**Short exercise**
Copy the lines of the data below exactly, starting at the first and stopping after the line that contains "ax = fig.add_axes([80"; include no pictures.
========================================================================
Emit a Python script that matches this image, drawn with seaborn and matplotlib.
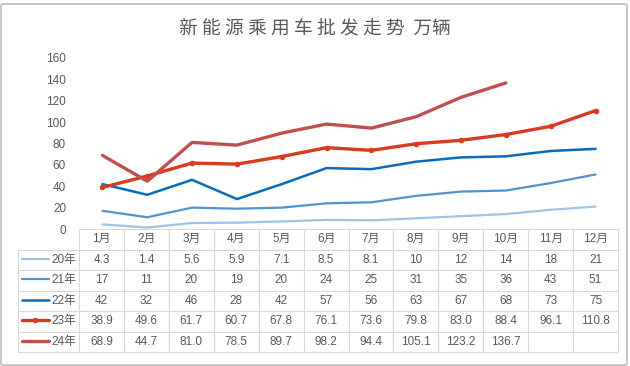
import matplotlib
matplotlib.use("Agg")
import matplotlib.pyplot as plt
import seaborn as sns
import pandas as pd
from matplotlib.lines import Line2D
from matplotlib.patches import FancyBboxPatch

# data
months = ["1月", "2月", "3月", "4月", "5月", "6月", "7月", "8月", "9月", "10月", "11月", "12月"]
series_names = ["20年", "21年", "22年", "23年", "24年"]
y20 = [4.3, 1.4, 5.6, 5.9, 7.1, 8.5, 8.1, 10, 12, 14, 18, 21]
y21 = [17, 11, 20, 19, 20, 24, 25, 31, 35, 36, 43, 51]
y22 = [42, 32, 46, 28, 42, 57, 56, 63, 67, 68, 73, 75]
y23 = [38.9, 49.6, 61.7, 60.7, 67.8, 76.1, 73.6, 79.8, 83.0, 88.4, 96.1, 110.8]
y24 = [68.9, 44.7, 81.0, 78.5, 89.7, 98.2, 94.4, 105.1, 123.2, 136.7]
# table text as shown (one decimal for 23/24)
t20 = ["4.3", "1.4", "5.6", "5.9", "7.1", "8.5", "8.1", "10", "12", "14", "18", "21"]
t21 = ["17", "11", "20", "19", "20", "24", "25", "31", "35", "36", "43", "51"]
t22 = ["42", "32", "46", "28", "42", "57", "56", "63", "67", "68", "73", "75"]
t23 = ["38.9", "49.6", "61.7", "60.7", "67.8", "76.1", "73.6", "79.8", "83.0", "88.4", "96.1", "110.8"]
t24 = ["68.9", "44.7", "81.0", "78.5", "89.7", "98.2", "94.4", "105.1", "123.2", "136.7", "", ""]

colors = ["#9DC3E6", "#5094CF", "#0A6CB8", "#D83B1E", "#C0504D"]
widths = [1.6, 1.6, 1.8, 2.4, 2.4]

sns.set_style("white")
plt.rcParams["font.family"] = ["Liberation Sans", "Noto Sans CJK SC", "DejaVu Sans"]
text_col = "#595959"

W, H = 630, 366
fig = plt.figure(figsize=(W / 100, H / 100), dpi=100)

# plot area in pixels: x 80..618, y 58..229
ax = fig.add_axes([80 / W, 1 - 229 / H, 538 / W, 171 / H])

rows = []
for name, vals in zip(series_names, [y20, y21, y22, y23, y24]):
    for i, v in enumerate(vals):
        rows.append({"series": name, "m": i, "value": v})
df = pd.DataFrame(rows)

for k, name in enumerate(series_names):
    sub = df[df["series"] == name]
    sns.lineplot(data=sub, x="m", y="value", ax=ax, color=colors[k],
                 linewidth=widths[k], marker="o" if name == "23年" else None,
                 markersize=4, markeredgewidth=0, legend=False)

ax.set_xlim(-0.5, 11.5)
ax.set_ylim(0, 160)
ax.set_yticks(range(0, 161, 20))
ax.set_xticks([])
ax.set_xlabel("")
ax.set_ylabel("")
ax.tick_params(axis="y", length=0, pad=10, labelsize=8.5, labelcolor=text_col)
for s in ax.spines.values():
    s.set_visible(False)

# data table below the plot
cell_text = [[n] + t for n, t in zip(series_names, [t20, t21, t22, t23, t24])]
label_w = 61
col_w = 538 / 12
tbl = ax.table(cellText=cell_text, colLabels=[""] + months,
               colWidths=[label_w / 600] + [col_w / 600] * 12,
               cellLoc="center",
               bbox=[(18 - 80) / 538, (229 - 352) / 171, 600 / 538, 123 / 171])
tbl.auto_set_font_size(False)
tbl.set_fontsize(8.5)
for (r, c), cell in tbl.get_celld().items():
    cell.set_edgecolor("#D9D9D9")
    cell.set_linewidth(0.8)
    cell.get_text().set_color(text_col)
    if r == 0 and c == 0:
        cell.visible_edges = ""
    if c == 0 and r > 0:
        cell._loc = "right"
        cell.PAD = 0.04
        cell.get_text().set_horizontalalignment("right")

# legend keys inside the label cells
row_h = 123 / 6
for k in range(5):
    yc = 248 + row_h * (k + 0.5) + 0.5
    key = Line2D([22 / W, 49 / W], [1 - yc / H, 1 - yc / H], transform=fig.transFigure,
                 color=colors[k], linewidth=widths[k])
    fig.add_artist(key)
    if series_names[k] == "23年":
        fig.add_artist(Line2D([35 / W], [1 - yc / H], transform=fig.transFigure,
                              color=colors[k], marker="o", markersize=4,
                              markeredgewidth=0, linestyle="none"))

fig.text(0.5, 1 - 28 / H, "新 能 源 乘 用 车 批 发 走 势  万辆", ha="center", va="center",
         fontsize=13.5, color=text_col, family=["Noto Sans CJK SC"], weight="medium")

fig.add_artist(FancyBboxPatch((1 / W, 1 / H), 1 - 4 / W, 1 - 5 / H,
                              boxstyle="round,pad=0,rounding_size=0.004",
                              transform=fig.transFigure, facecolor="none",
                              edgecolor="#BFBFBF", linewidth=1.2))

fig.savefig("out.png", dpi=100)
========================================================================
**Answer to this exercise**
Emit a Python script that matches this image, drawn with seaborn and matplotlib.
import matplotlib
matplotlib.use("Agg")
import matplotlib.pyplot as plt
import seaborn as sns
import pandas as pd
from matplotlib.lines import Line2D
from matplotlib.patches import FancyBboxPatch

# data
months = ["1月", "2月", "3月", "4月", "5月", "6月", "7月", "8月", "9月", "10月", "11月", "12月"]
series_names = ["20年", "21年", "22年", "23年", "24年"]
y20 = [4.3, 1.4, 5.6, 5.9, 7.1, 8.5, 8.1, 10, 12, 14, 18, 21]
y21 = [17, 11, 20, 19, 20, 24, 25, 31, 35, 36, 43, 51]
y22 = [42, 32, 46, 28, 42, 57, 56, 63, 67, 68, 73, 75]
y23 = [38.9, 49.6, 61.7, 60.7, 67.8, 76.1, 73.6, 79.8, 83.0, 88.4, 96.1, 110.8]
y24 = [68.9, 44.7, 81.0, 78.5, 89.7, 98.2, 94.4, 105.1, 123.2, 136.7]
# table text as shown (one decimal for 23/24)
t20 = ["4.3", "1.4", "5.6", "5.9", "7.1", "8.5", "8.1", "10", "12", "14", "18", "21"]
t21 = ["17", "11", "20", "19", "20", "24", "25", "31", "35", "36", "43", "51"]
t22 = ["42", "32", "46", "28", "42", "57", "56", "63", "67", "68", "73", "75"]
t23 = ["38.9", "49.6", "61.7", "60.7", "67.8", "76.1", "73.6", "79.8", "83.0", "88.4", "96.1", "110.8"]
t24 = ["68.9", "44.7", "81.0", "78.5", "89.7", "98.2", "94.4", "105.1", "123.2", "136.7", "", ""]

colors = ["#9DC3E6", "#5094CF", "#0A6CB8", "#D83B1E", "#C0504D"]
widths = [1.6, 1.6, 1.8, 2.4, 2.4]

sns.set_style("white")
plt.rcParams["font.family"] = ["Liberation Sans", "Noto Sans CJK SC", "DejaVu Sans"]
text_col = "#595959"

W, H = 630, 366
fig = plt.figure(figsize=(W / 100, H / 100), dpi=100)

# plot area in pixels: x 80..618, y 58..229
ax = fig.add_axes([80 / W, 1 - 229 / H, 538 / W, 171 / H])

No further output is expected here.